Reproduce the lines exactly, beginning with the line that has "Generate a web" and ending with the line that has "const nafeasBand2 = [[5.13, 33.0], [10.82, 8.2]];". Images are left out.

§ §

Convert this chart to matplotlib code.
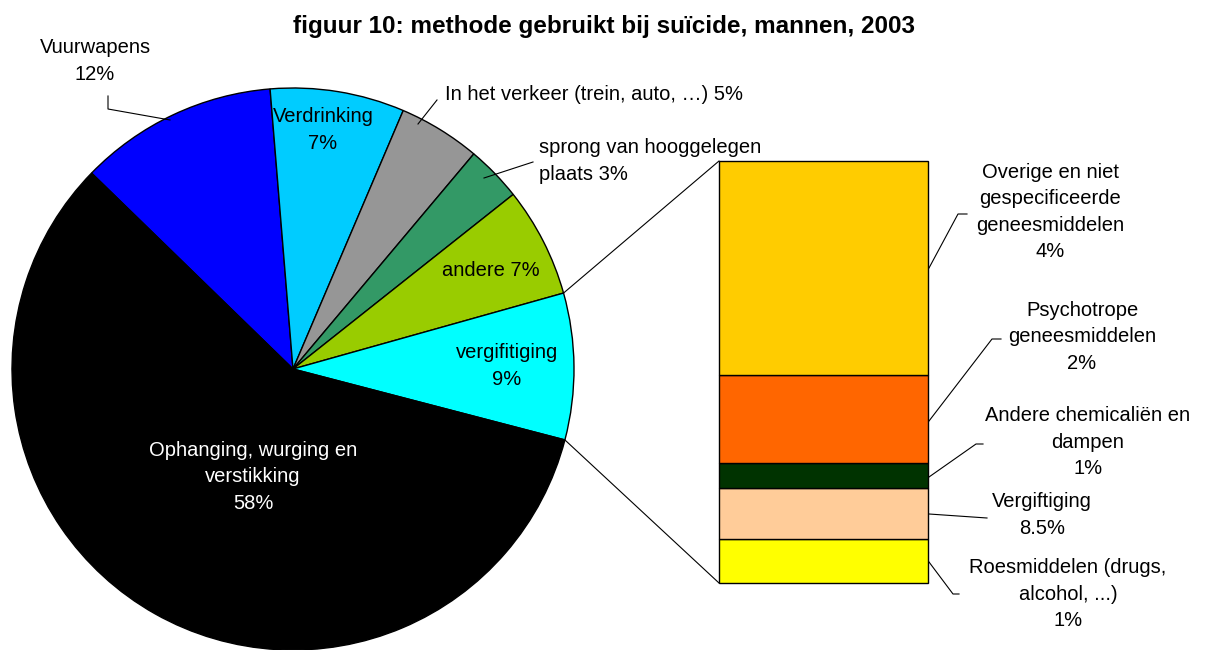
import numpy as np
import matplotlib
matplotlib.use("Agg")
import matplotlib.pyplot as plt

plt.rcParams['font.family'] = ['Liberation Sans', 'DejaVu Sans']

# pie slices, clockwise from the upper left
pie_labels = ["Vuurwapens\n12%", "Verdrinking\n7%", "In het verkeer (trein, auto, \u2026) 5%",
              "sprong van hooggelegen\nplaats 3%", "andere 7%", "vergifitiging\n9%",
              "Ophanging, wurging en\nverstikking\n58%"]
pie_values = [11.4, 7.7, 4.7, 3.2, 6.3, 8.4, 58.1]
pie_colors = ["#0000FF", "#00CCFF", "#969696", "#339966", "#99CC00", "#00FFFF", "#000000"]

# breakdown of "vergifitiging", bottom to top
bar_labels = ["Roesmiddelen (drugs,\nalcohol, ...)\n1%", "Vergiftiging\n8.5%",
              "Andere chemicali\u00ebn en\ndampen\n1%", "Psychotrope\ngeneesmiddelen\n2%",
              "Overige en niet\ngespecificeerde\ngeneesmiddelen\n4%"]
bar_values = [0.88, 1.02, 0.49, 1.76, 4.25]
bar_colors = ["#FFFF00", "#FFCC99", "#003300", "#FF6600", "#FFCC00"]

title = "figuur 10: methode gebruikt bij su\u00efcide, mannen, 2003"

W, H = 1210, 650
fig = plt.figure(figsize=(W / 100, H / 100), dpi=100)
ax = fig.add_axes([0, 0, 1, 1])

# pie in pixel coords (y up)
cx, cy, r = 293, H - 369, 281
wedges, _ = ax.pie(pie_values, colors=pie_colors, startangle=135.8, counterclock=False,
                   center=(cx, cy), radius=r,
                   wedgeprops=dict(edgecolor="black", linewidth=1.0))
ax.set_xlim(0, W)
ax.set_ylim(0, H)
ax.set_aspect("equal")
ax.axis("off")

fs = 14.5
ls = 1.5
# label positions (pixel, y down) and style
lab_pos = [(95, 61, "center"), (323, 130, "center"), (445, 94, "left"),
           (539, 161, "left"), (491, 270, "center"), (507, 366, "center"),
           (253, 477, "center")]
for i, (lab, (x, y, ha)) in enumerate(zip(pie_labels, lab_pos)):
    col = "white" if i == 6 else "black"
    ax.text(x, H - y, lab, ha=ha, va="center", fontsize=fs, color=col,
            multialignment=ha, linespacing=ls)

# pie leader lines
leaders = [[(108, 96), (108, 109), (170, 120)],
           [(437, 100), (418, 124)],
           [(533, 162), (484, 178)]]
for pts in leaders:
    ax.plot([p[0] for p in pts], [H - p[1] for p in pts], color="black", lw=0.8)

# bar of the split slice
bx0, by0, bw, bh = 719, H - 583, 209, 422
bx = fig.add_axes([bx0 / W, by0 / H, bw / W, bh / H])
bottoms = np.concatenate([[0], np.cumsum(bar_values)[:-1]])
bx.bar(0, bar_values, bottom=bottoms, width=1, color=bar_colors,
       edgecolor="black", linewidth=1.0, clip_on=False)
bx.set_xlim(-0.5, 0.5)
bx.set_ylim(0, sum(bar_values))
bx.axis("off")

# connectors from the split slice to the bar
split = wedges[5]
for ang, yb in [(split.theta2, by0 + bh), (split.theta1, by0)]:
    a = np.deg2rad(ang)
    ax.plot([cx + r * np.cos(a), bx0], [cy + r * np.sin(a), yb], color="black", lw=0.8)

# bar labels
bar_pos = [(1068, 594), (1042, 515), (1088, 442), (1082, 337), (1050, 212)]
for lab, (x, y) in zip(bar_labels, bar_pos):
    ax.text(x, H - y, lab, ha="center", va="center", fontsize=fs,
            multialignment="center", linespacing=ls)

bar_leaders = [[(929, 562), (953, 594), (959, 594)],
               [(929, 514), (987, 518)],
               [(929, 477), (976, 444), (983, 444)],
               [(929, 421), (992, 339), (1001, 339)],
               [(929, 268), (958, 214), (967, 214)]]
for pts in bar_leaders:
    ax.plot([p[0] for p in pts], [H - p[1] for p in pts], color="black", lw=0.8)

ax.text(604, H - 27, title, ha="center", va="center", fontsize=17.5, fontweight="bold")

fig.savefig("out.png", dpi=100)
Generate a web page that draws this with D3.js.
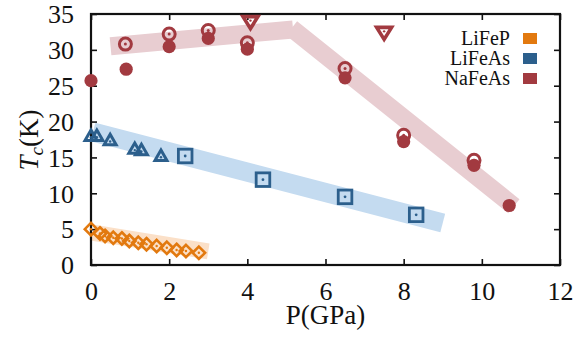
<!DOCTYPE html>
<html>
<head>
<meta charset="utf-8">
<script src="https://cdn.jsdelivr.net/npm/d3@7"></script>
<style>
html,body{margin:0;padding:0;background:#fff;}
</style>
</head>
<body>
<svg id="chart" width="587" height="337"></svg>
<script>
// ---- data ----
const xTicks = [0, 2, 4, 6, 8, 10, 12];
const yTicks = [0, 5, 10, 15, 20, 25, 30, 35];
const seriesNames = ["LiFeP", "LiFeAs", "NaFeAs"];
const seriesColors = ["#e2790f", "#2c5f8c", "#a23a40"];
const bandColors = ["#fbe0c8", "#c4dbf0", "#e8cdd1"];

// LiFeP (diamonds)
const lifepP = [0, 0.23, 0.36, 0.57, 0.79, 0.98, 1.21, 1.42, 1.68, 1.94, 2.19, 2.43, 2.76];
const lifepT = [5.0, 4.4, 4.05, 3.8, 3.7, 3.35, 3.1, 2.9, 2.65, 2.4, 2.1, 1.95, 1.7];
// LiFeAs (triangles up, squares)
const lifeasTriP = [0, 0.15, 0.49, 1.12, 1.29, 1.79];
const lifeasTriT = [18.1, 18.1, 17.5, 16.3, 16.1, 15.3];
const lifeasSqP = [2.41, 4.4, 6.5, 8.32];
const lifeasSqT = [15.2, 11.9, 9.5, 7.0];
// NaFeAs (filled circles, rings, triangles down)
const nafeasFillP = [0, 0.9, 2, 3, 4, 6.5, 8, 9.8, 10.7];
const nafeasFillT = [25.7, 27.3, 30.45, 31.6, 30.1, 26.1, 17.2, 13.9, 8.3];
const nafeasRingP = [0.88, 2, 3, 4, 6.5, 8, 9.8];
const nafeasRingT = [30.8, 32.2, 32.7, 31.0, 27.4, 18.1, 14.6];
const nafeasTriP = [4.08, 7.5];
const nafeasTriT = [33.8, 32.3];

// guide bands [P, T] end points
const lifepBand = [[0.05, 4.5], [3.0, 1.9]];
const lifeasBand = [[0.05, 18.55], [9.0, 5.85]];
const nafeasBand1 = [[0.5, 30.5], [5.17, 32.85]];
const nafeasBand2 = [[5.13, 33.0], [10.82, 8.2]];

// ---- chart ----
const FONT = '"Liberation Serif"';
const svg = d3.select("#chart");
const L = 91, R = 560, T = 14, B = 265;
const x = d3.scaleLinear().domain([0, 12]).range([L, R]);
const y = d3.scaleLinear().domain([0, 35]).range([B, T]);

const line = d3.line().x(d => x(d[0])).y(d => y(d[1]));
function band(pts, color, w) {
  svg.append("path").attr("d", line(pts)).attr("fill", "none")
    .attr("stroke", color).attr("stroke-width", w).attr("stroke-linecap", "butt");
}
band(lifepBand, bandColors[0], 16);
band(lifeasBand, bandColors[1], 19);
band(nafeasBand1, bandColors[2], 18);
band(nafeasBand2, bandColors[2], 18);

// axes
const fs = 26;
const gx = svg.append("g").attr("transform", `translate(0,${B})`)
  .call(d3.axisBottom(x).tickValues(xTicks).tickSize(-6).tickPadding(0).tickFormat(d3.format("d")));
const gxt = svg.append("g").attr("transform", `translate(0,${T})`)
  .call(d3.axisTop(x).tickValues(xTicks).tickSize(-6).tickFormat(""));
const gy = svg.append("g").attr("transform", `translate(${L},0)`)
  .call(d3.axisLeft(y).tickValues(yTicks).tickSize(-6).tickPadding(0).tickFormat(d3.format("d")));
const gyr = svg.append("g").attr("transform", `translate(${R},0)`)
  .call(d3.axisRight(y).tickValues(yTicks).tickSize(-6).tickFormat(""));
[gx, gxt, gy, gyr].forEach(g => {
  g.attr("font-family", FONT).attr("font-size", fs);
  g.select(".domain").remove();
  g.selectAll(".tick line").attr("stroke", "#111").attr("stroke-width", 1.6);
});
gx.selectAll(".tick text").attr("y", 35).attr("dy", 0).style("font-size", fs + "px")
  .style("font-family", FONT).attr("fill", "#111");
gy.selectAll(".tick text").attr("x", -17).attr("dy", "0.34em").style("font-size", fs + "px")
  .style("font-family", FONT).attr("fill", "#111");

// frame
svg.append("rect").attr("x", L).attr("y", T).attr("width", R - L).attr("height", B - T)
  .attr("fill", "none").attr("stroke", "#111").attr("stroke-width", 2.2);

// axis labels
svg.append("text").attr("x", (L + R) / 2).attr("y", 324).attr("text-anchor", "middle")
  .style("font-family", FONT).style("font-size", "27px").attr("fill", "#111").text("P(GPa)");
const yl = svg.append("text").attr("transform", "translate(38,140) rotate(-90)")
  .attr("text-anchor", "middle").style("font-family", FONT).style("font-size", "27px").attr("fill", "#111");
yl.append("tspan").style("font-style", "italic").text("T");
yl.append("tspan").style("font-style", "italic").style("font-size", "19px").attr("dy", 5).text("c");
yl.append("tspan").attr("dy", -5).text("(K)");

// markers
const zip = (a, b) => a.map((v, i) => [v, b[i]]);
const mk = svg.append("g");

// LiFeP diamonds
zip(lifepP, lifepT).forEach(d => {
  const cx = x(d[0]), cy = y(d[1]), s = 6.2;
  mk.append("path").attr("d", `M${cx},${cy - s}L${cx + s},${cy}L${cx},${cy + s}L${cx - s},${cy}Z`)
    .attr("fill", "none").attr("stroke", seriesColors[0]).attr("stroke-width", 2.6);
  mk.append("circle").attr("cx", cx).attr("cy", cy).attr("r", 1.2).attr("fill", seriesColors[0]);
});
// LiFeAs triangles up
zip(lifeasTriP, lifeasTriT).forEach(d => {
  const cx = x(d[0]), cy = y(d[1]), w = 6, h = 5.2;
  mk.append("path").attr("d", `M${cx},${cy - h}L${cx + w},${cy + h}L${cx - w},${cy + h}Z`)
    .attr("fill", "none").attr("stroke", seriesColors[1]).attr("stroke-width", 3).attr("stroke-linejoin", "miter");
  mk.append("circle").attr("cx", cx).attr("cy", cy + 2).attr("r", 1.2).attr("fill", seriesColors[1]);
});
// LiFeAs squares
zip(lifeasSqP, lifeasSqT).forEach(d => {
  const cx = x(d[0]), cy = y(d[1]), s = 6.8;
  mk.append("rect").attr("x", cx - s).attr("y", cy - s).attr("width", 2 * s).attr("height", 2 * s)
    .attr("fill", "none").attr("stroke", seriesColors[1]).attr("stroke-width", 2.8);
  mk.append("circle").attr("cx", cx).attr("cy", cy).attr("r", 1.4).attr("fill", seriesColors[1]);
});
// NaFeAs triangles down
zip(nafeasTriP, nafeasTriT).forEach(d => {
  const cx = x(d[0]), cy = y(d[1]), w = 7.5, h = 6;
  mk.append("path").attr("d", `M${cx - w},${cy - h}L${cx + w},${cy - h}L${cx},${cy + h}Z`)
    .attr("fill", "none").attr("stroke", seriesColors[2]).attr("stroke-width", 3.6);
  mk.append("circle").attr("cx", cx).attr("cy", cy - 2).attr("r", 1.2).attr("fill", seriesColors[2]);
});
// NaFeAs rings
zip(nafeasRingP, nafeasRingT).forEach(d => {
  const cx = x(d[0]), cy = y(d[1]);
  mk.append("circle").attr("cx", cx).attr("cy", cy).attr("r", 6).attr("fill", "none")
    .attr("stroke", seriesColors[2]).attr("stroke-width", 3);
  mk.append("circle").attr("cx", cx).attr("cy", cy).attr("r", 1.5).attr("fill", seriesColors[2]);
});
// NaFeAs filled
zip(nafeasFillP, nafeasFillT).forEach(d => {
  mk.append("circle").attr("cx", x(d[0])).attr("cy", y(d[1])).attr("r", 6.6).attr("fill", seriesColors[2]);
});

// legend
const lg = svg.append("g");
seriesNames.forEach((n, i) => {
  const by = 45 + i * 20;
  lg.append("text").attr("x", 510).attr("y", by).attr("text-anchor", "end")
    .style("font-family", FONT).style("font-size", "20px").attr("fill", "#111").text(n);
  lg.append("rect").attr("x", 523).attr("y", by - 12).attr("width", 14).attr("height", 11)
    .attr("fill", seriesColors[i]);
});
</script>
</body>
</html>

§ §

→ **ANSWER TO THIS PROBLEM**
Generate a web page that draws this with D3.js.
<!DOCTYPE html>
<html>
<head>
<meta charset="utf-8">
<script src="https://cdn.jsdelivr.net/npm/d3@7"></script>
<style>
html,body{margin:0;padding:0;background:#fff;}
</style>
</head>
<body>
<svg id="chart" width="587" height="337"></svg>
<script>
// ---- data ----
const xTicks = [0, 2, 4, 6, 8, 10, 12];
const yTicks = [0, 5, 10, 15, 20, 25, 30, 35];
const seriesNames = ["LiFeP", "LiFeAs", "NaFeAs"];
const seriesColors = ["#e2790f", "#2c5f8c", "#a23a40"];
const bandColors = ["#fbe0c8", "#c4dbf0", "#e8cdd1"];

// LiFeP (diamonds)
const lifepP = [0, 0.23, 0.36, 0.57, 0.79, 0.98, 1.21, 1.42, 1.68, 1.94, 2.19, 2.43, 2.76];
const lifepT = [5.0, 4.4, 4.05, 3.8, 3.7, 3.35, 3.1, 2.9, 2.65, 2.4, 2.1, 1.95, 1.7];
// LiFeAs (triangles up, squares)
const lifeasTriP = [0, 0.15, 0.49, 1.12, 1.29, 1.79];
const lifeasTriT = [18.1, 18.1, 17.5, 16.3, 16.1, 15.3];
const lifeasSqP = [2.41, 4.4, 6.5, 8.32];
const lifeasSqT = [15.2, 11.9, 9.5, 7.0];
// NaFeAs (filled circles, rings, triangles down)
const nafeasFillP = [0, 0.9, 2, 3, 4, 6.5, 8, 9.8, 10.7];
const nafeasFillT = [25.7, 27.3, 30.45, 31.6, 30.1, 26.1, 17.2, 13.9, 8.3];
const nafeasRingP = [0.88, 2, 3, 4, 6.5, 8, 9.8];
const nafeasRingT = [30.8, 32.2, 32.7, 31.0, 27.4, 18.1, 14.6];
const nafeasTriP = [4.08, 7.5];
const nafeasTriT = [33.8, 32.3];

// guide bands [P, T] end points
const lifepBand = [[0.05, 4.5], [3.0, 1.9]];
const lifeasBand = [[0.05, 18.55], [9.0, 5.85]];
const nafeasBand1 = [[0.5, 30.5], [5.17, 32.85]];
const nafeasBand2 = [[5.13, 33.0], [10.82, 8.2]];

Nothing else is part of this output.